PROVIDED DATA
════════════════════
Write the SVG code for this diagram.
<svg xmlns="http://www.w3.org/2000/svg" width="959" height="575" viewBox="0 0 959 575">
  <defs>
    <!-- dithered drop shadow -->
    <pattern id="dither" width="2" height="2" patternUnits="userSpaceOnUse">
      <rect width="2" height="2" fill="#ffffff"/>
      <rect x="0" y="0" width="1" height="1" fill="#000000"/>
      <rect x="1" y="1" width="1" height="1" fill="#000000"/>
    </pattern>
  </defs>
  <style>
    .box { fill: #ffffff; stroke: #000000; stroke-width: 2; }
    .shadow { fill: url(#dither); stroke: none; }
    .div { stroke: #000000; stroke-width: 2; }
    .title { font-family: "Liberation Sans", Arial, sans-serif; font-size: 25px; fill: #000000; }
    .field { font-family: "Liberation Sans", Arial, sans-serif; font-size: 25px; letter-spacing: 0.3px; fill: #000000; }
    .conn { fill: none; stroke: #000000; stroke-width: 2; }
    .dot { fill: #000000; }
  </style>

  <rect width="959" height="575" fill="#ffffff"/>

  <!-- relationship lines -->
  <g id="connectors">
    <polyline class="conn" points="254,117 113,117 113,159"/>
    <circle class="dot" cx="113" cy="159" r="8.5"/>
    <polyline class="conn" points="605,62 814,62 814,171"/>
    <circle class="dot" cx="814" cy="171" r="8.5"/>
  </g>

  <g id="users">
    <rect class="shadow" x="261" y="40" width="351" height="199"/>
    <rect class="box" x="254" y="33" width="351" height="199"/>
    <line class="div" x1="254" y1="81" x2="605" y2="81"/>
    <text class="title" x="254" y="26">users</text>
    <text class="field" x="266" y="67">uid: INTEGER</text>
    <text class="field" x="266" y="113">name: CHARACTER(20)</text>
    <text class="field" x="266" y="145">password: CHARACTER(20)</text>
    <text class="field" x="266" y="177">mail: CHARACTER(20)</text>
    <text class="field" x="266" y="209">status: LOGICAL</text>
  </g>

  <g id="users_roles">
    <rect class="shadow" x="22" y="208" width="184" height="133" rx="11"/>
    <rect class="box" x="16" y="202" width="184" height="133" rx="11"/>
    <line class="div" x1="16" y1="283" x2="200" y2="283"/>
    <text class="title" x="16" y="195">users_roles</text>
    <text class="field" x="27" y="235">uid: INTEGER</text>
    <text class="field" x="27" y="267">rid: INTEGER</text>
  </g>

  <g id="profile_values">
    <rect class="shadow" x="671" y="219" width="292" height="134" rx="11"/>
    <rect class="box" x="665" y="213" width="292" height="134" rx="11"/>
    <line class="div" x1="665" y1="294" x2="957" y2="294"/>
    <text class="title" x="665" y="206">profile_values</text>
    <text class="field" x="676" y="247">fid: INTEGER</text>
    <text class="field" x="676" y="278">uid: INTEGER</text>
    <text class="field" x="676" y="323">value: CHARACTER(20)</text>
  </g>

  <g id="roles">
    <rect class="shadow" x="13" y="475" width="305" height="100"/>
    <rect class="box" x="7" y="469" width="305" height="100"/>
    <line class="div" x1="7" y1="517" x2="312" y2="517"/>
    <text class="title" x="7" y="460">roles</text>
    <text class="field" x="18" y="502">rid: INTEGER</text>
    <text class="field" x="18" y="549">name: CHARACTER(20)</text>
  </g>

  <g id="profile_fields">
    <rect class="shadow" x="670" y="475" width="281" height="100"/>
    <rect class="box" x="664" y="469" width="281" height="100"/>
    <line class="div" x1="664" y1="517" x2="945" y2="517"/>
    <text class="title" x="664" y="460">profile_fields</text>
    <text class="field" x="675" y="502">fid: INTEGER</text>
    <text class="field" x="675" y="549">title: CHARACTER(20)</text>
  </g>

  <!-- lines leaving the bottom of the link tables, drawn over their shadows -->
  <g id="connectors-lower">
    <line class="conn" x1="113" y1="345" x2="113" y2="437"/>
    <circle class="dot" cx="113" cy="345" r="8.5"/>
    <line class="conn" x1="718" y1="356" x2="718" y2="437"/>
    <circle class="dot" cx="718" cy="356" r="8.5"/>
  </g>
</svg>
════════════════════
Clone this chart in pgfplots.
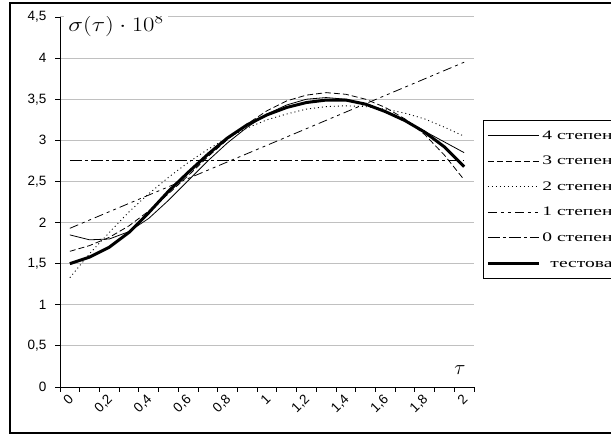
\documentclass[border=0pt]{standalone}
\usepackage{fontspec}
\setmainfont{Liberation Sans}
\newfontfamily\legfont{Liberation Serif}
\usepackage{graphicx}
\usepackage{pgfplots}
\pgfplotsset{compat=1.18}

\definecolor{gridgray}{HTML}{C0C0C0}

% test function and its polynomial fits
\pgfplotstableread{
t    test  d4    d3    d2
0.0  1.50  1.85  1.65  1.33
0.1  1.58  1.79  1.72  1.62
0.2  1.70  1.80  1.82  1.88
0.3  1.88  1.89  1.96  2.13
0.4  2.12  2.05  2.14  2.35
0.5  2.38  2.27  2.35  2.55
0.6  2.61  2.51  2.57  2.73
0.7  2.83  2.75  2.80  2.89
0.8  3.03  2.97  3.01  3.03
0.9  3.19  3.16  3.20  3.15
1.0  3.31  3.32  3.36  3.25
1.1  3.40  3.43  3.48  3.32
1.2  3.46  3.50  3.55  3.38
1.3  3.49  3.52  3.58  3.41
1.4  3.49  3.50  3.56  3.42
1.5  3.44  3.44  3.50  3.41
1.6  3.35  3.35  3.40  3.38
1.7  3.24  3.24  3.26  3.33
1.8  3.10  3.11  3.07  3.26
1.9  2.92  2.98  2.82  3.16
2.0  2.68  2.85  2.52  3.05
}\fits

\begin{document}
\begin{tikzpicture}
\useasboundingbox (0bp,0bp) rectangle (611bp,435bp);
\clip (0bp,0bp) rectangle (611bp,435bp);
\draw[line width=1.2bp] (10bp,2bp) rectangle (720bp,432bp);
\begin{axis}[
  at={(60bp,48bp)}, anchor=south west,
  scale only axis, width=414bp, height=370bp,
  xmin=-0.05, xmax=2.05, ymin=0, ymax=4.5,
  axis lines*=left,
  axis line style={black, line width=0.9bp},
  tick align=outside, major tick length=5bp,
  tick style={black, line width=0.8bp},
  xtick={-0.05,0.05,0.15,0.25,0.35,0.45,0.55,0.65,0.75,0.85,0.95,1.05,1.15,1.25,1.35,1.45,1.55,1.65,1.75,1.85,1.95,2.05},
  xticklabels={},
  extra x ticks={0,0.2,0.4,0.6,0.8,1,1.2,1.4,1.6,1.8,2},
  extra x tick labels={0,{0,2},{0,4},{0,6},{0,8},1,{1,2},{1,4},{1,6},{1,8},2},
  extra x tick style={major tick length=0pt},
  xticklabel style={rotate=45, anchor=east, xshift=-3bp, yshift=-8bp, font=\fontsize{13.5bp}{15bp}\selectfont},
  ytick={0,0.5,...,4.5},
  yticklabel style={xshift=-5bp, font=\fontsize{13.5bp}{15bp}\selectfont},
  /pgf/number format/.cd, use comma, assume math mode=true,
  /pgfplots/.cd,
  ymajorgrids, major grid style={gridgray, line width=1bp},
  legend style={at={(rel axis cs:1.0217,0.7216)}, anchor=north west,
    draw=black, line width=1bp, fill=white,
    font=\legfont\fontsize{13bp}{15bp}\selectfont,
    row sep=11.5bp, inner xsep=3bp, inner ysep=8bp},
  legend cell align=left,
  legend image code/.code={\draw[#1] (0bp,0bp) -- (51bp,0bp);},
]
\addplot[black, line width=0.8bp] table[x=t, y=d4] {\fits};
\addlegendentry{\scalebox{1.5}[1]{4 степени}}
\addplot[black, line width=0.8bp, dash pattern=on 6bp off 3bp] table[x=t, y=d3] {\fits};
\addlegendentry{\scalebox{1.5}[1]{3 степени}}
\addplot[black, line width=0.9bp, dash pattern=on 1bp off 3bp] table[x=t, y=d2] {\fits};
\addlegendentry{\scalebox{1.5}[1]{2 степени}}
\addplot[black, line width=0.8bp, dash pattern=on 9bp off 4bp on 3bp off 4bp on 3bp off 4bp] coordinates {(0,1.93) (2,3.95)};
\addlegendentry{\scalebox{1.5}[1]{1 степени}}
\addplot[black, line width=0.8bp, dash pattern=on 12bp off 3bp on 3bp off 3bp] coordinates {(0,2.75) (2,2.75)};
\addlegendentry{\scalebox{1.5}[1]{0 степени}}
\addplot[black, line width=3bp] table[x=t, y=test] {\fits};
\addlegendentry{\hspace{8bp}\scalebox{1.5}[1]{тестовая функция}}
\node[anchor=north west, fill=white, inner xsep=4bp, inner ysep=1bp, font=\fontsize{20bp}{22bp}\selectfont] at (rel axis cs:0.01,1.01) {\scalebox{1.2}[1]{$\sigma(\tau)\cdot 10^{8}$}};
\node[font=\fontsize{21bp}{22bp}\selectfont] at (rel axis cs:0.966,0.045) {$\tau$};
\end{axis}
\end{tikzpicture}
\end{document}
════════════════════
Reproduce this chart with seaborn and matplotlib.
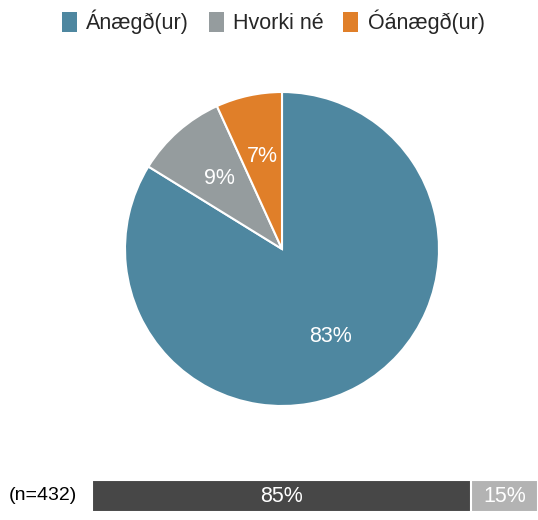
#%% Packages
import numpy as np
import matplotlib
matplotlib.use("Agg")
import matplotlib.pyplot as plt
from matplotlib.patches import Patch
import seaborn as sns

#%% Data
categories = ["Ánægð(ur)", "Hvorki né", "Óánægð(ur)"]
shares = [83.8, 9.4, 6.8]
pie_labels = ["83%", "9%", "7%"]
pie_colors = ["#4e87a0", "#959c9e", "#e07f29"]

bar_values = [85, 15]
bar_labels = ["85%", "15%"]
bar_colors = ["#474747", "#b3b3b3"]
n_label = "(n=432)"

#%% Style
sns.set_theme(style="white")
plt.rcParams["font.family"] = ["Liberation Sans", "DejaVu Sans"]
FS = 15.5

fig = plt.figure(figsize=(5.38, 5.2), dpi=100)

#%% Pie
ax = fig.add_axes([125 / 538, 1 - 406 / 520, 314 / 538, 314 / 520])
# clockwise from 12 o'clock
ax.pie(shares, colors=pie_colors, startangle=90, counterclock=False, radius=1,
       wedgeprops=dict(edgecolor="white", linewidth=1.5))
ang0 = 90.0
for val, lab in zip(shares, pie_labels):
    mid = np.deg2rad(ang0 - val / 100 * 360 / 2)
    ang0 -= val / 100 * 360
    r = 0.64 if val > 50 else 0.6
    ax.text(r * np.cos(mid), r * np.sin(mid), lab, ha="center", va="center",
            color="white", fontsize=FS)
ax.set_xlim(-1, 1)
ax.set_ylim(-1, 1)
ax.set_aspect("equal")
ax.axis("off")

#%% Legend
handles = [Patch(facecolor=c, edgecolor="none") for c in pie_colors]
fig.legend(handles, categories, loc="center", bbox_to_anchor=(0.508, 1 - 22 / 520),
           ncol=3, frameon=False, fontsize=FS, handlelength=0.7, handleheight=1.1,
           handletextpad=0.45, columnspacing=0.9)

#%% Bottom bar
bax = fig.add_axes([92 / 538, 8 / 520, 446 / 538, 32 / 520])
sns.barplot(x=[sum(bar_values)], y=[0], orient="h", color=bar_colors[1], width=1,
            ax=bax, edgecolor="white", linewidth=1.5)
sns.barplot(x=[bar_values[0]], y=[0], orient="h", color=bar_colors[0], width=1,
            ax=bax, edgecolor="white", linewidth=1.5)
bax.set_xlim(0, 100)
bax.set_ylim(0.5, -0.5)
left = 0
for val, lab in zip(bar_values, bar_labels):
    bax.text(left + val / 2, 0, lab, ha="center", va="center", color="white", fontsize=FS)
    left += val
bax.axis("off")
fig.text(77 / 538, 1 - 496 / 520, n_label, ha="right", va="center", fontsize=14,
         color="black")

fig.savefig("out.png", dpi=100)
════════════════════
EXERCISE BRIEF
Collect the lines of the records that include the string "code".

PROBLEM SOLUTION
Write the SVG code for this diagram.
  legend image code/.code={\draw[#1] (0bp,0bp) -- (51bp,0bp);},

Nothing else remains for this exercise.